On Saturday, it was DAR's turn. Weatherby, a professional genealogist, had joined previous cleanup efforts and decided her group would sponsor one for Memorial Day. A few dozen volunteers came with trash bags and more than 400 U.S. flags to plant near the graves of veterans.
"There's no sense in complaining about your country if you don't put your hands in to do the dirty work to make a difference," said Austin Graham, a 28-year-old St. Petersburg resident who joined the chapter last month, making her a fourth generation DAR member. "Even if it's something as little as picking up garbage in a cemetery."
Just as the nation has evolved since the concept of a separate cemetery for minorities, so have the Daughters of the American Revolution.
In 1939, the group barred Marian Anderson, a world-famous black contralto, from performing in its Constitution Hall in Washington. The incident prompted Eleanor Roosevelt, then the first lady, to renounce her membership, and DAR was scorned as racist for decades.
Weatherby acknowledges that stain can't be wiped away, but she insists it no longer defines the group. Good deeds and diversity do.
"All we can do," she said, "is move forward and do the right thing."
Anyone can join if they prove lineal descent from someone who fought or aided the Revolutionary War effort. Several of the Princess Hirrhigua Chapter's 56 members are black, Weatherby said.
DAR's history wasn't on the mind of Jill Buggs when she showed up Saturday. The 63-year-old St. Petersburg resident heard about the cleanup and decided to help while visiting her mother, Mary Lou, who was buried in Lincoln after she died in 1993 at the age of 69.
Buggs' sister and brother are there, too, but she doesn't know where. Many grave markers are completely covered by grass.

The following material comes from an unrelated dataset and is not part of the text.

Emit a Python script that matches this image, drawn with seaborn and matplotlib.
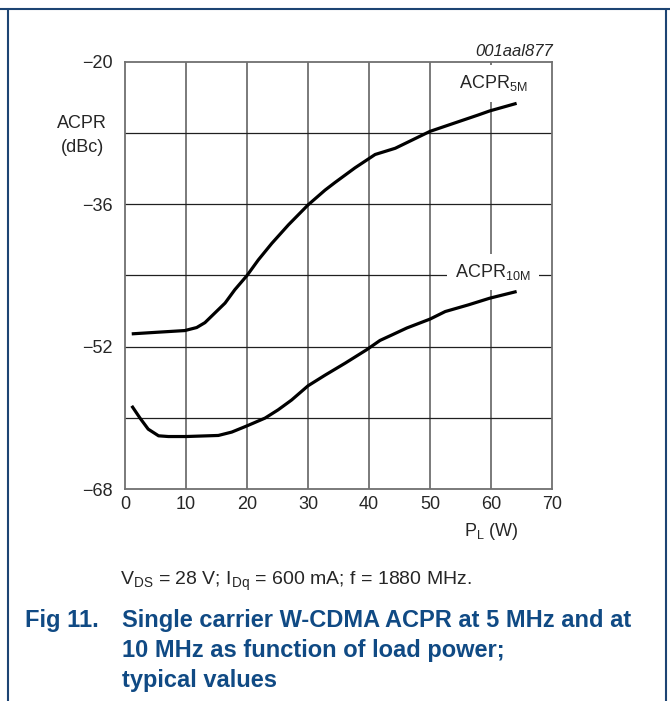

"I think it's time that somebody takes control and takes charge of the records so families can find their loved ones," Buggs said.
That might happen soon, said St. Petersburg City Council member Wengay Newton.
Newton's mother, Susie Mae, is buried in Lincoln, so the cemetery has become a personal mission. He said the cemetery's owner, Sarlie McKinnon III, has verbally agreed to hand over the property to a nonprofit organization run by Pastor Clarence Williams of St. Petersburg. Newton said Williams recently presided over a funeral and was dismayed by its condition.
McKinnon III, whose family is buried at the cemetery, agreed in 2009 to take over its maintenance from the late Susan Alford and her son, Richard. The Alfords transferred the burial ground that had been in their family for decades, its maps, records and $109,000 from a "perpetual-care fund" to McKinnon. After initial work, he soon ran out of money.
Once McKinnon hands over the records and ownership, a nonprofit can work to locate graves, undertake a full-scale rehabilitation of the property and do regular maintenance, Newton said.
"We have an army of volunteers ready to go," he said.
By 11 a.m., sweat-drenched volunteers took refuge in the shade of a giant oak and relished a light breeze that made the American flags flutter.
DAR member June Bedford sensed something under her white Rockport sneakers. Bedford, 70, of St. Petersburg used a rake to claw away grass and dirt from a flat, rectangular marker. The stone featured hand-laid bits of colorful tile that spelled out a name: Charlie Jackson.
It was hard to make out the years of Jackson's birth and death, but his final resting place was a secret no more.